» Instructions to follow: Look through the records below and collect all lines that hold the string "matplotlib".

>> begin

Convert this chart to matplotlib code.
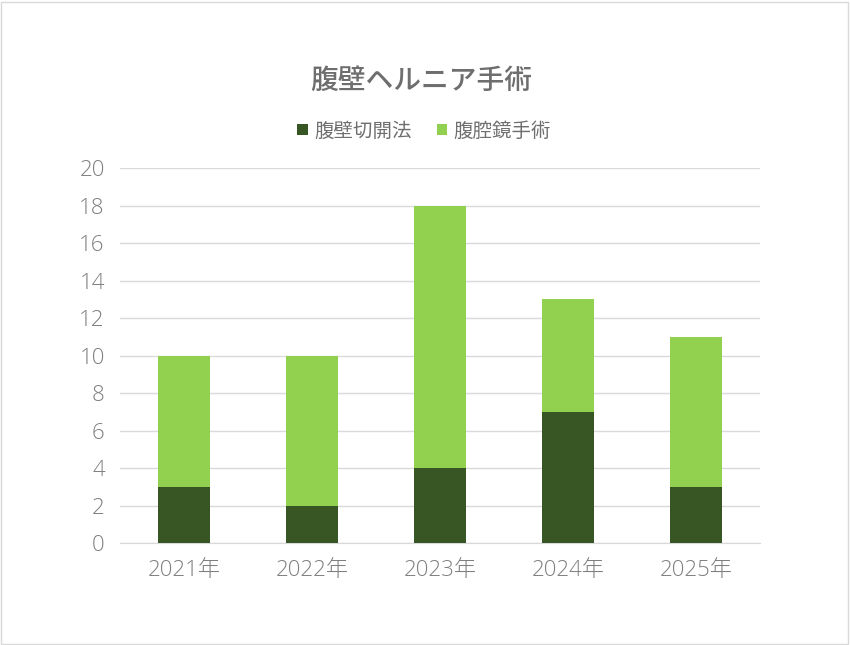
import matplotlib
matplotlib.use("Agg")
import matplotlib.pyplot as plt
from matplotlib.patches import Rectangle

plt.rcParams['font.family'] = ['Noto Sans CJK JP', 'DejaVu Sans']

years = ["2021年", "2022年", "2023年", "2024年", "2025年"]
open_surgery = [3, 2, 4, 7, 3]
laparoscopic = [7, 8, 14, 6, 8]
series_names = ["腹壁切開法", "腹腔鏡手術"]
title = "腹壁ヘルニア手術"

dark_green = "#375623"
light_green = "#92D050"
text_gray = "#7F7F7F"
tick_fonts = ['Open Sans', 'Noto Sans CJK JP']

fig = plt.figure(figsize=(8.5, 6.45), dpi=100)
fig.patches.append(Rectangle((0.001, 0.0015), 0.997, 0.996, transform=fig.transFigure,
                             fill=False, edgecolor="#D9D9D9", linewidth=1.0))

ax = fig.add_axes([0.1412, 0.1581, 0.7529, 0.5814])
x = range(len(years))
width = 0.406
b1 = ax.bar(x, open_surgery, width, color=dark_green, label=series_names[0], zorder=3)
b2 = ax.bar(x, laparoscopic, width, bottom=open_surgery, color=light_green,
            label=series_names[1], zorder=3)

ax.set_xlim(-0.5, len(years) - 0.5)
ax.set_ylim(0, 20)
ax.set_yticks(range(0, 21, 2))
ax.set_xticks(list(x))
ax.set_xticklabels(years)
ax.yaxis.grid(True, color="#D9D9D9", linewidth=1.0, zorder=0)
ax.set_axisbelow(True)
for s in ["top", "right", "left"]:
    ax.spines[s].set_visible(False)
ax.spines["bottom"].set_color("#D9D9D9")
ax.tick_params(axis="both", length=0, labelsize=16, labelcolor=text_gray)
ax.tick_params(axis="y", pad=11)
ax.tick_params(axis="x", pad=12)
for lab in ax.get_xticklabels() + ax.get_yticklabels():
    lab.set_fontfamily(tick_fonts)
    lab.set_fontweight("light")

fig.text(0.495, 0.876, title, ha="center", va="center", fontsize=20,
         color="#6E6E6E", fontweight="medium")
fig.legend(handles=[b1, b2], labels=series_names, loc="center", bbox_to_anchor=(0.499, 0.797),
           ncol=2, frameon=False, fontsize=14, labelcolor="#6E6E6E",
           handlelength=0.55, handleheight=0.55, handletextpad=0.3, columnspacing=1.3)

fig.savefig("out.png", dpi=100)
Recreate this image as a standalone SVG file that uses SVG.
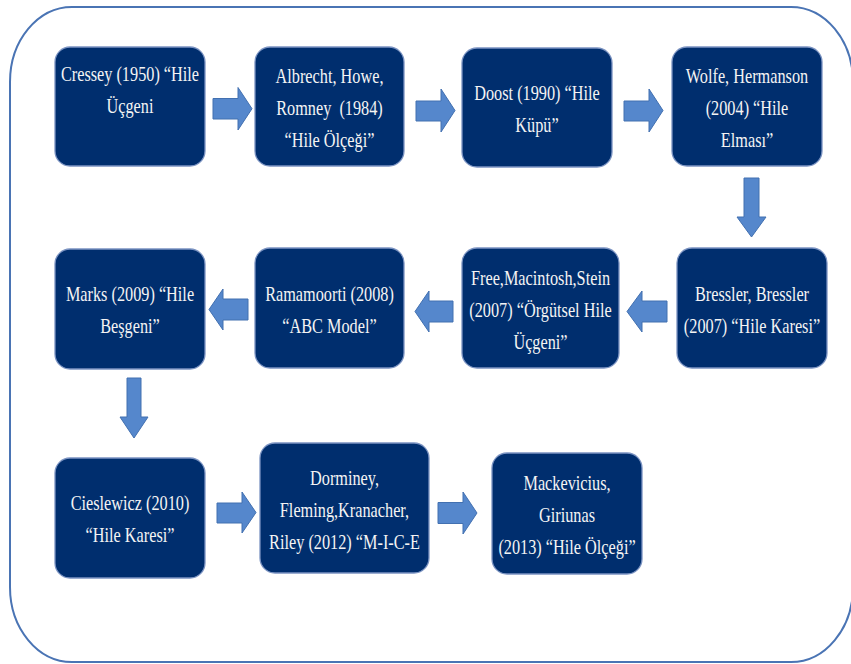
<svg xmlns="http://www.w3.org/2000/svg" width="851" height="664" viewBox="0 0 851 664">
<style>
.frame{fill:#fff;stroke:#4a74b4;stroke-width:2}
.box{fill:#002e6e;stroke:#7b93c2;stroke-width:1.3}
.t{font-family:"Liberation Serif","Times New Roman",serif;font-size:21px;fill:#f4f4f4;text-anchor:middle}
.arr{fill:#5587cc;stroke:#4270b0;stroke-width:1;stroke-linejoin:miter}
</style>
<rect width="851" height="664" fill="#fff"/>
<rect class="frame" x="10" y="7" width="843" height="655" rx="62" ry="75"/>

<g id="connectors">
<polygon class="arr" points="213,98.5 238,98.5 238,87.5 252,108.7 238,130 238,119 213,119"/>
<polygon class="arr" points="416,101 441,101 441,89 455,110.5 441,132 441,121 416,121"/>
<polygon class="arr" points="624,101 649,101 649,89 663,110.5 649,132 649,121 624,121"/>
<polygon class="arr" points="744,178 759,178 759,217 766,217 751.5,237 737,217 744,217"/>
<polygon class="arr" points="667,301 642,301 642,291 627,311.5 642,332 642,322 667,322"/>
<polygon class="arr" points="453,301 429,301 429,291 415,311.5 429,332 429,322 453,322"/>
<polygon class="arr" points="248,299 223,299 223,289 209,309.5 223,330 223,320 248,320"/>
<polygon class="arr" points="127,378 141,378 141,417 148,417 134,438 120,417 127,417"/>
<polygon class="arr" points="217,503 242,503 242,492 256,512.5 242,533 242,523 217,523"/>
<polygon class="arr" points="438,502.5 463,502.5 463,492 477,513 463,534 463,523.5 438,523.5"/>
</g>

<g id="cressey">
<rect class="box" x="55" y="47" width="150" height="119" rx="15"/>
<g transform="matrix(0.775 0 0 1 130 0)"><text class="t"><tspan x="0" y="81">Cressey (1950) “Hile</tspan><tspan x="0" y="113">Üçgeni</tspan></text></g>
</g>
<g id="albrecht">
<rect class="box" x="255" y="47" width="149" height="119" rx="15"/>
<g transform="matrix(0.775 0 0 1 329.5 0)"><text class="t" xml:space="preserve"><tspan x="0" y="83">Albrecht, Howe,</tspan><tspan x="0" y="115">Romney  (1984)</tspan><tspan x="0" y="147">“Hile Ölçeği”</tspan></text></g>
</g>
<g id="doost">
<rect class="box" x="462" y="48" width="150" height="119" rx="15"/>
<g transform="matrix(0.775 0 0 1 537 0)"><text class="t"><tspan x="0" y="100">Doost (1990) “Hile</tspan><tspan x="0" y="132">Küpü”</tspan></text></g>
</g>
<g id="wolfe">
<rect class="box" x="672" y="47" width="150" height="119" rx="15"/>
<g transform="matrix(0.775 0 0 1 747 0)"><text class="t"><tspan x="0" y="83">Wolfe, Hermanson</tspan><tspan x="0" y="115">(2004) “Hile</tspan><tspan x="0" y="147">Elması”</tspan></text></g>
</g>

<g id="marks">
<rect class="box" x="55" y="249" width="150" height="120" rx="15"/>
<g transform="matrix(0.775 0 0 1 130 0)"><text class="t"><tspan x="0" y="301">Marks (2009) “Hile</tspan><tspan x="0" y="333">Beşgeni”</tspan></text></g>
</g>
<g id="ramamoorti">
<rect class="box" x="255" y="248" width="149" height="120" rx="15"/>
<g transform="matrix(0.775 0 0 1 329.5 0)"><text class="t"><tspan x="0" y="301">Ramamoorti (2008)</tspan><tspan x="0" y="333">“ABC Model”</tspan></text></g>
</g>
<g id="free">
<rect class="box" x="462" y="248" width="157" height="120" rx="15"/>
<g transform="matrix(0.775 0 0 1 540.5 0)"><text class="t"><tspan x="0" y="285">Free,Macintosh,Stein</tspan><tspan x="0" y="317">(2007) “Örgütsel Hile</tspan><tspan x="0" y="349">Üçgeni”</tspan></text></g>
</g>
<g id="bressler">
<rect class="box" x="677" y="248" width="150" height="120" rx="15"/>
<g transform="matrix(0.775 0 0 1 752 0)"><text class="t"><tspan x="0" y="301">Bressler, Bressler</tspan><tspan x="0" y="333">(2007) “Hile Karesi”</tspan></text></g>
</g>

<g id="cieslewicz">
<rect class="box" x="55" y="458" width="150" height="120" rx="15"/>
<g transform="matrix(0.775 0 0 1 130 0)"><text class="t"><tspan x="0" y="510">Cieslewicz (2010)</tspan><tspan x="0" y="542">“Hile Karesi”</tspan></text></g>
</g>
<g id="dorminey">
<rect class="box" x="260" y="443" width="169" height="130" rx="15"/>
<g transform="matrix(0.775 0 0 1 344.5 0)"><text class="t"><tspan x="0" y="485">Dorminey,</tspan><tspan x="0" y="517">Fleming,Kranacher,</tspan><tspan x="0" y="549">Riley (2012) “M-I-C-E</tspan></text></g>
</g>
<g id="mackevicius">
<rect class="box" x="492" y="453" width="150" height="121" rx="15"/>
<g transform="matrix(0.775 0 0 1 567 0)"><text class="t"><tspan x="0" y="490">Mackevicius,</tspan><tspan x="0" y="522">Giriunas</tspan><tspan x="0" y="554">(2013) “Hile Ölçeği”</tspan></text></g>
</g>
</svg>
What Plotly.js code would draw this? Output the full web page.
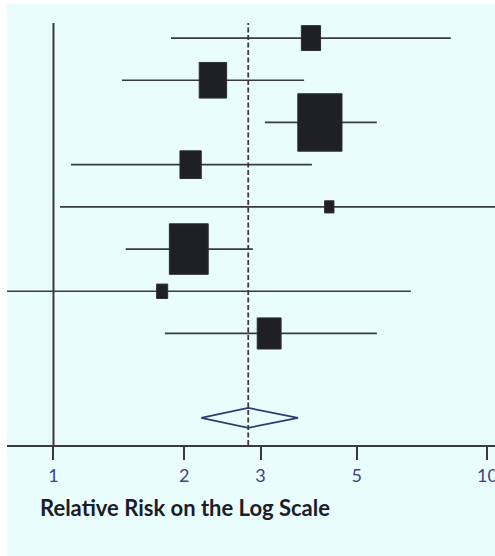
<!DOCTYPE html>
<html><head><meta charset="utf-8">
<script src="https://cdn.plot.ly/plotly-3.0.1.min.js"></script>
<style>
html,body{margin:0;padding:0;background:#ffffff;width:495px;height:556px;overflow:hidden}
#chart{position:absolute;left:7px;top:4px;width:488px;height:552px}
</style></head><body><div id="chart"></div>
<script>
// ---- data ----
const rowIndex = [1, 2, 3, 4, 5, 6, 7, 8];
const relRisk  = [3.92, 2.33, 4.11, 2.07, 4.32, 2.05, 1.78, 3.14];
const ciLower  = [1.865, 1.438, 3.07, 1.097, 1.035, 1.467, 0.70, 1.806];
const ciUpper  = [8.23, 3.78, 5.56, 3.94, 12.0, 2.88, 6.66, 5.56];
const weights  = [6.3, 12.9, 33.5, 7.8, 1.5, 25.9, 2.1, 9.8];   // % weight (box area)
const pooledRow = 10;
const pooledRR = 2.81, pooledLower = 2.19, pooledUpper = 3.66;
const tickValues = [1, 2, 3, 5, 10];
const tickLabels = ['1', '2', '3', '5', '10'];
const axisTitle = 'Relative Risk on the Log Scale';

// ---- layout geometry ----
const W = 488, H = 552, M = {l: 0, r: 0, t: 19, b: 111};
const xRange = [-0.1071, 1.0173];
const yRange = [10.643, 0.643];
const plotW = W - M.l - M.r, plotH = H - M.t - M.b;
const pxPerDec = plotW / (xRange[1] - xRange[0]);
const pxPerRow = plotH / (yRange[0] - yRange[1]);
const areaPerPct = 75.75, aspect = 1.3;

const BG = '#e9fdfd', INK = '#3a3a3a';

// CI lines
const lx = [], ly = [];
rowIndex.forEach((r, i) => { lx.push(ciLower[i], ciUpper[i], null); ly.push(r, r, null); });
const ciTrace = {type: 'scatter', mode: 'lines', x: lx, y: ly,
  line: {color: INK, width: 1.7}, hoverinfo: 'skip', showlegend: false};

// pooled diamond
const dh = 10 / pxPerRow;
const diamond = {type: 'scatter', mode: 'lines',
  x: [pooledLower, pooledRR, pooledUpper, pooledRR, pooledLower],
  y: [pooledRow, pooledRow - dh, pooledRow, pooledRow + dh, pooledRow],
  line: {color: '#2d3b72', width: 1.7}, hoverinfo: 'skip', showlegend: false};

// boxes sized by weight
const boxes = relRisk.map((rr, i) => {
  const area = weights[i] * areaPerPct;
  const w = Math.sqrt(area / aspect), h = w * aspect;
  const hw = w / 2 / pxPerDec;
  return {type: 'rect', xref: 'x', yref: 'y',
    x0: rr * Math.pow(10, -hw), x1: rr * Math.pow(10, hw),
    y0: rowIndex[i] - h / 2 / pxPerRow, y1: rowIndex[i] + h / 2 / pxPerRow,
    fillcolor: '#1f2027', line: {color: '#2c2d35', width: 1}};
});

const shapes = [
  {type: 'line', xref: 'x', yref: 'paper', x0: 1, x1: 1, y0: 0, y1: 1,
   line: {color: INK, width: 2}},
  {type: 'line', xref: 'x', yref: 'paper', x0: pooledRR, x1: pooledRR, y0: 0, y1: 1,
   line: {color: INK, width: 1.8, dash: '5px,2.5px'}},
  ...boxes
];

const layout = {
  width: W, height: H, margin: M,
  paper_bgcolor: BG, plot_bgcolor: BG,
  showlegend: false,
  xaxis: {type: 'log', range: xRange, showgrid: false, zeroline: false,
    showline: true, linecolor: INK, linewidth: 2,
    ticks: 'outside', ticklen: 13, tickwidth: 2, tickcolor: INK,
    tickvals: tickValues, ticktext: tickLabels, ticklabeloverflow: 'allow',
    tickfont: {family: 'Lato, sans-serif', size: 18, color: '#463f86'},
    fixedrange: true},
  yaxis: {range: yRange, visible: false, showgrid: false, zeroline: false, fixedrange: true},
  shapes: shapes,
  annotations: [{text: axisTitle, xref: 'paper', yref: 'paper',
    x: (39 - 7) / W, y: (plotH - (508 - 4 - M.t)) / plotH,
    xanchor: 'left', yanchor: 'middle', showarrow: false, borderpad: 0,
    font: {family: 'Lato, sans-serif', size: 22, weight: 700, color: '#1c1c2a'}}]
};

Plotly.newPlot('chart', [ciTrace, diamond], layout, {displayModeBar: false, staticPlot: true});
</script></body></html>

>> end

» Solution to this task:
Convert this chart to matplotlib code.
import matplotlib
matplotlib.use("Agg")
import matplotlib.pyplot as plt
from matplotlib.patches import Rectangle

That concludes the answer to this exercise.